What happens if I self-service my seller-carry note and the buyer defaults?
If your payment history is incomplete, notices were never formally issued, or escrow accounts were mismanaged, a borrower’s attorney has grounds to contest the default and extend the foreclosure timeline. ATTOM data puts the national foreclosure average at 762 days — poor documentation extends that further and increases legal costs substantially.
Can I sell my seller-carry note if I have been self-servicing it?
You can attempt to sell it, but note buyers will discount heavily for incomplete or unaudited payment history. Some institutional buyers will not bid at all without a clean servicing record. Transferring to a professional servicer before going to market improves the documentation package and supports a tighter pricing outcome.
Does Dodd-Frank apply to seller financing?

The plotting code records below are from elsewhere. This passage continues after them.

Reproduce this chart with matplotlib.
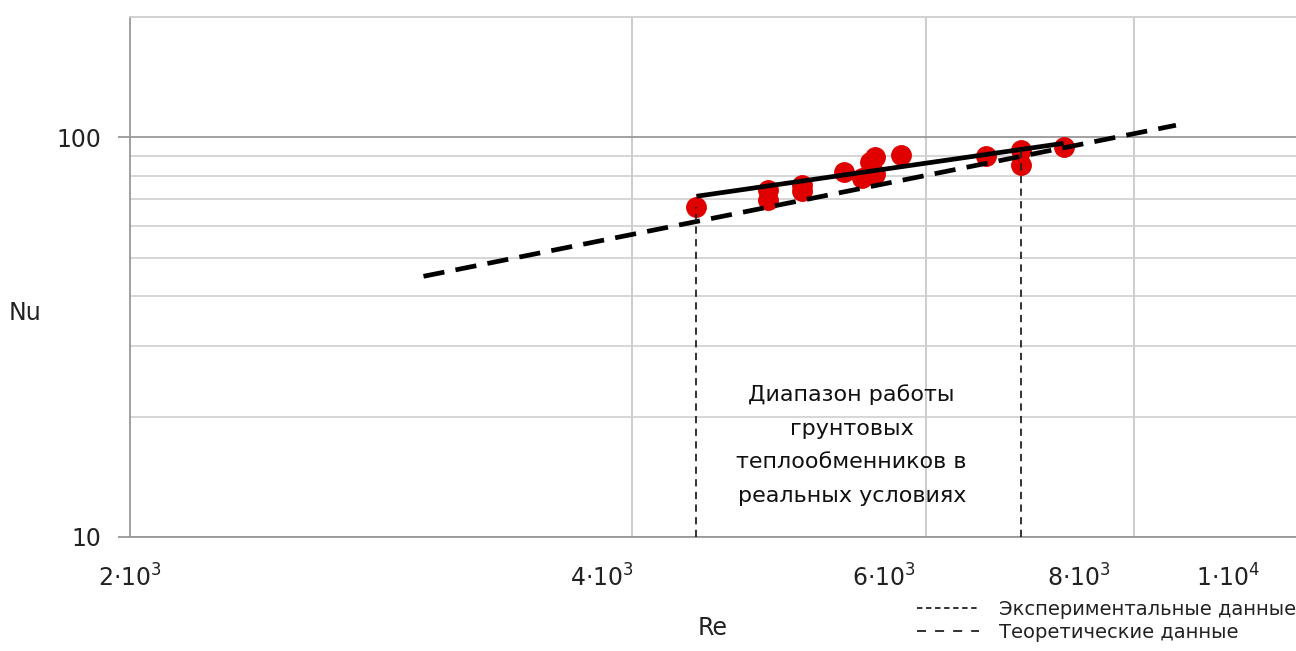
import matplotlib
matplotlib.use("Agg")
import matplotlib.pyplot as plt
import matplotlib.transforms as mtransforms
from matplotlib.lines import Line2D
from matplotlib.ticker import FixedLocator, NullFormatter

plt.rcParams['font.family'] = ['DejaVu Sans']
plt.rcParams['mathtext.default'] = 'regular'

# ---- data ----
re_points = [4371, 4828, 4828, 5059, 5059, 5357, 5497, 5553, 5590, 5596, 5797, 6521, 6841, 6841, 7255]
nu_points = [66.8, 73.7, 69.6, 75.9, 73.3, 81.8, 79.0, 86.6, 89.1, 80.8, 90.2, 89.6, 92.8, 85.1, 94.4]

exp_re = [4371, 7255]
exp_nu = [71.2, 96.6]

theo_re = [2999, 8473]
theo_nu = [44.9, 107.2]

range_re = [4371, 6841]
range_nu_top = [66.8, 92.8]

x_ticks = [2000, 4000, 6000, 8000, 10000]
x_labels = [r'$2{\cdot}10^{3}$', r'$4{\cdot}10^{3}$', r'$6{\cdot}10^{3}$', r'$8{\cdot}10^{3}$', r'$1{\cdot}10^{4}$']
x_label_shift_px = [0, -30, -42, -55, -68]
x_grid = [4000, 6000, 8000]
y_ticks = [10, 100]
y_labels = ['10', '100']
y_minor = [20, 30, 40, 50, 60, 70, 80, 90]

annotation = 'Диапазон работы\nгрунтовых\nтеплообменников в\nреальных условиях'
legend_labels = ['Экспериментальные данные', 'Теоретические данные']

# ---- figure ----
W, H, DPI = 1296, 651, 100
fig = plt.figure(figsize=(W / DPI, H / DPI), dpi=DPI)
ax = fig.add_axes([130 / W, 1 - 537 / H, (W - 130) / W, (537 - 17) / H])
ax.set_xscale('log')
ax.set_yscale('log')
ax.set_xlim(2000, 10000)
ax.set_ylim(10, 200)

ax.xaxis.set_major_locator(FixedLocator(x_ticks))
ax.xaxis.set_minor_locator(FixedLocator([]))
ax.set_xticklabels(x_labels)
ax.yaxis.set_major_locator(FixedLocator(y_ticks))
ax.yaxis.set_minor_locator(FixedLocator(y_minor))
ax.yaxis.set_minor_formatter(NullFormatter())
ax.set_yticklabels(y_labels)

for xv in x_grid:
    ax.axvline(xv, color='#c4c4c4', lw=1.2, zorder=0)
ax.grid(True, which='minor', axis='y', color='#cfcfcf', lw=1.2, zorder=0)
ax.grid(True, which='major', axis='y', color='#9a9a9a', lw=1.3, zorder=0)

for s in ['left', 'bottom']:
    ax.spines[s].set_color('#999999')
    ax.spines[s].set_linewidth(1.3)
ax.spines['top'].set_color('#cfcfcf')
ax.spines['top'].set_linewidth(1.3)
ax.spines['right'].set_visible(False)

ax.tick_params(axis='x', which='both', length=0, pad=20, labelsize=17, colors='#222222')
ax.tick_params(axis='y', which='major', length=9, width=1.3, color='#999999', pad=12,
               labelsize=17, labelcolor='#222222')
ax.tick_params(axis='y', which='minor', length=0)

for lab, dx in zip(ax.get_xticklabels(), x_label_shift_px):
    lab.set_transform(lab.get_transform() + mtransforms.ScaledTranslation(dx / DPI, 0, fig.dpi_scale_trans))

ax.set_xlabel('Re', fontsize=17, color='#222222', labelpad=17)
ax.set_ylabel('Nu', fontsize=17, color='#222222', rotation=0, va='center', ha='center')
ax.yaxis.set_label_coords(-0.09, 0.43)

# data
ax.plot(re_points, nu_points, 'o', color='#e00000', markersize=14, zorder=3)
ax.plot(exp_re, exp_nu, '-', color='black', lw=3.4, solid_capstyle='butt', zorder=4)
ax.plot(theo_re, theo_nu, color='black', lw=3.4, dashes=(4.5, 2.4), dash_capstyle='butt', zorder=4)
for xv, yt in zip(range_re, range_nu_top):
    ax.plot([xv, xv], [10, yt], color='#222222', lw=1.3, dashes=(4, 3), zorder=5)

ax.text(5416, 17.0, annotation, ha='center', va='center', fontsize=16, color='#111111',
        linespacing=1.85, zorder=6)

handles = [Line2D([], [], color='#222222', lw=1.3, dashes=(3, 2)),
           Line2D([], [], color='#222222', lw=1.3, dashes=(5, 5))]
fig.legend(handles, legend_labels, loc='center right', bbox_to_anchor=(1.0, 1 - 621 / H),
           bbox_transform=fig.transFigure, frameon=False, fontsize=14, handlelength=3.2,
           handletextpad=1.0, labelspacing=0.2, borderpad=0.0, borderaxespad=0.0,
           labelcolor='#222222')

fig.savefig('out.png', dpi=DPI)
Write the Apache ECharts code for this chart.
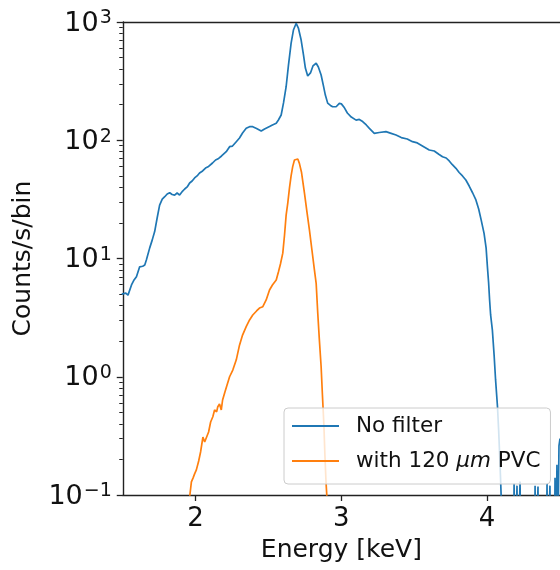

Dodd-Frank includes limited exemptions for seller financing, but those exemptions have volume thresholds, balloon payment restrictions, and structural requirements. Sellers who exceed the exemption — or who structure deals that fall outside it — face TILA compliance requirements. Consult a qualified attorney before structuring any seller-financed transaction.
What does a professional servicer actually do for a seller-carry note?
A professional servicer handles payment processing, principal/interest allocation, escrow collection and disbursement, late payment notices, IRS reporting (Forms 1098 and 1099-INT), borrower communications, and default documentation. The seller receives periodic reports and payment remittances without managing any of the operational workflow directly.
Is seller carry financing legal in all states?
Seller financing is permitted in all states, but usury limits, disclosure requirements, licensing thresholds, and consumer protection rules vary significantly by jurisdiction. Consult a qualified attorney in the state where the property is located before structuring any seller-financed deal.
This content is for informational purposes only and does not constitute legal, financial, or regulatory advice. Lending and servicing regulations vary by state. Consult a qualified attorney before structuring any loan.